For life not to be wasted, it demands a level of risk and adventure. If you are willing to live this way, change loses its horror. In fact, the advancing person purposely creates change because the world is not currently how they would like it. What the Little men, Hem and Haw, discover is that breaking through your fears makes you free. Those who continually seek security, ironically, are wracked by the possibility that they may lose it.

While the book addresses the fact of change in all aspects of our lives, given how many offices it circulates in, it would be fair to say that its main message relates to work. Most employees are employees because they prefer the security of a set wage under the apparent protection of large enterprise.

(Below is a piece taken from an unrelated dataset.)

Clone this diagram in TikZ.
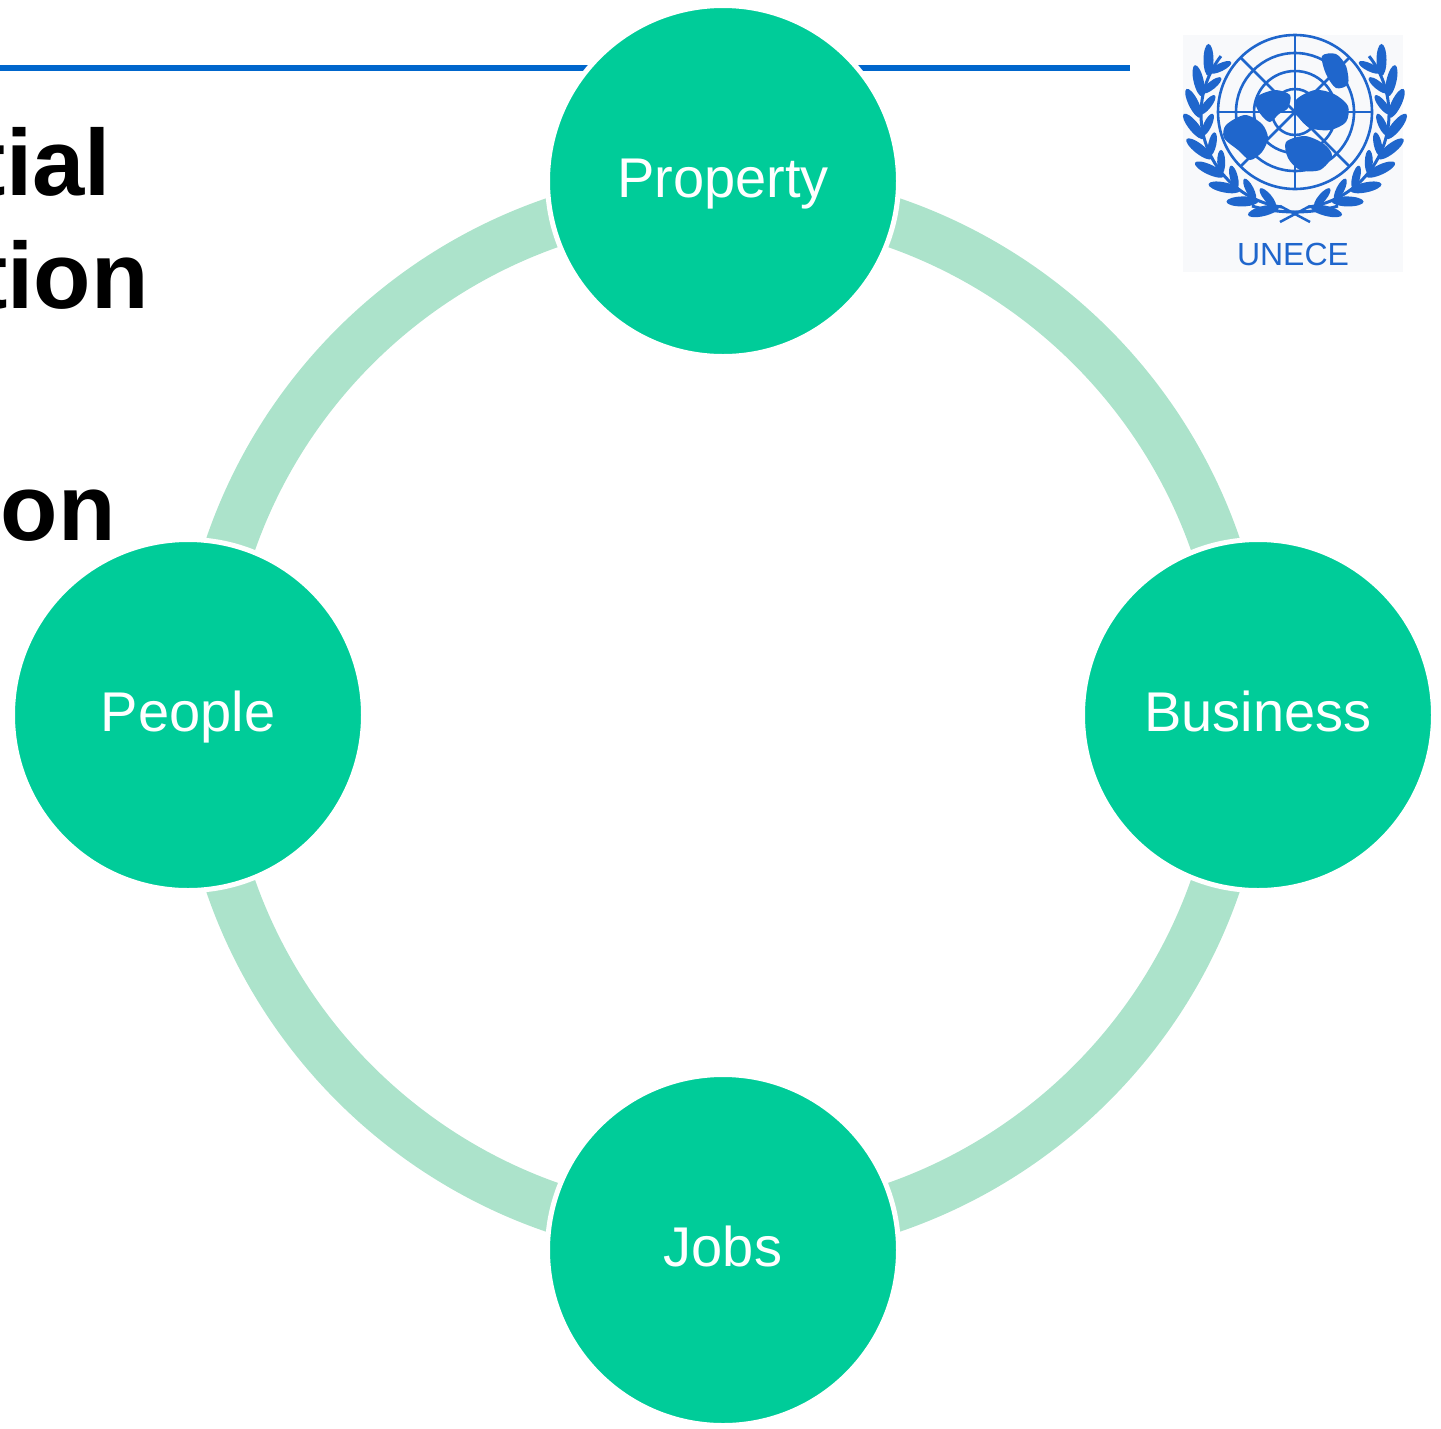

For others, the chief benefit may be that for most of the day they do not have to really think; they 'complete tasks'. But such dependence restricts personal growth, in the same way that medieval serfs, while given a roof over their heads on the estate, often never strayed more than a few miles beyond it and could never expect to be truly independent people.

What cheese are you clinging onto today? Could be a dead business that you are afraid of letting go because you invested so much in it and have a personal attachment to it? Or is it a lifeless relationship that you keep insisting on being in, in order to maintain status quo? If you read the entire book, one thing is clear; in life change is inevitable.  Like the dark philosopher Heraclitus of Ephesus said, “The only thing that is constant is change”. And if you don’t change, change will change you.

Be Ignited. Be Inspired. Be Influenced. Become the best version of yourself you can ever be.